John M. Wehmeyer, a versatile commercial photographer and partner in a leading Toledo visual production firm who for more than a decade was a Morgan horse enthusiast, died April 11 in Perrysburg Commons, where he lived the past two years. He was 85.
He died after a fall in his apartment at the assisted-living complex, said Larry Bolen, a longtime friend.
Mr. Wehmeyer retired in 1997 from Walbridge & Bellg, where he was hired in 1953, two years after Tony Walbridge and Mike Bellg founded the business.
Mr. Wehmeyer and the late El Myers — who mainly managed the firm’s business affairs — bought partnership interests in 1956. Mr. Wehmeyer was elected a vice president in 1961. At its peak in the 1980s, W&B had more than 20 staff photographers and also produced videos, films, and multimedia packages for clients around the country.
The firm’s clients ranged from a local supermarket chain to nationally known food producers to kitchen cabinet makers, Mr. Bellg said.
“He was good at everything,” Mr. Bellg said. “He had a good eye, and he knew what he wanted to accomplish, and he kept doing it until he got it. It was never a case of ‘that’s good enough.’
“Ninety-nine percent of the time, he was outstanding. He’d knock himself out to please you and the customers,” Mr. Bellg said. “He was an outgoing person, outgoing to the point where his desire was to make the people around him and the client happy. He didn’t want to do anything to irritate people. He felt there was no point to that.”
Mr. Wehmeyer was best known as principal photographer of the semiannual Libbey Glass wholesale catalog. He made sure everything was just-so and that the glassware’s attributes shone.
“He would handle all the lighting as well as the photography. He wasn’t just snapping pictures,” said Alice Rucker, who was designer and stylist for the Libbey Glass sessions. “I would get the props for the background. We worked closely together” — even arranging fruit and mixing drinks if that fit the concept.
“He was an easy guy to work with, and he liked his work,” Mrs. Rucker said.
He had little interest in taking pictures of weddings or babies or sunsets, Mr. Bolen said, although Mr. Wehmeyer occasionally took photos for friends’ family events.
In 1974, he was photographer for the coffee table book Splendor of Jade, which showed off the extensive jade collection of Joseph Schedel, best known for his garden near Elmore.
He took the cover photograph for the programs of the Grand National & World Championship Morgan Horse Show, held annually in Oklahoma City.
In the late 1970s, he developed an interest in Morgan horses. He showed several through the years, and they were kept at Mr. Bohlen’s Cedar Creek Farms.
“He never really rode, but he did like to drive [and] was pretty good at it,” Mr. Bolen said. A horse Mr. Wehmeyer co-owned won a national championship with the Morgan group in the gentlemen’s pleasure driving category.

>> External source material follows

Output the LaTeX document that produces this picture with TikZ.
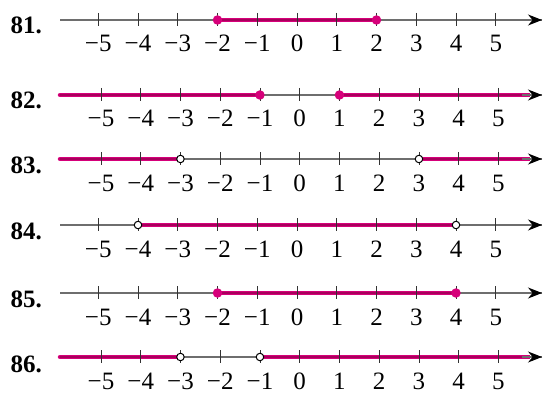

“He did this as a sport, to have fun,” Mr. Bolen said. “The horse world is full of people who are interested in the same things. He liked the people. He liked the socializing. He liked the parties and just being part of the events.”
Formerly of Eagle Point Colony in Rossford, Mr. Wehmeyer lived in Sarasota, Fla., for about 15 years in retirement.
He was born April 28, 1928, to Esther and Richard Wehmeyer and was a 1947 graduate of Whitmer High School. He was an Army veteran and served in Europe. At Ohio University, he was drum major for the marching band and a photography major.
There are no immediate survivors.
Private services were held Friday. Arrangements were by the Witzler-Shank Funeral Home, Perrysburg.
Tributes are suggested to Planned Pethood in Toledo.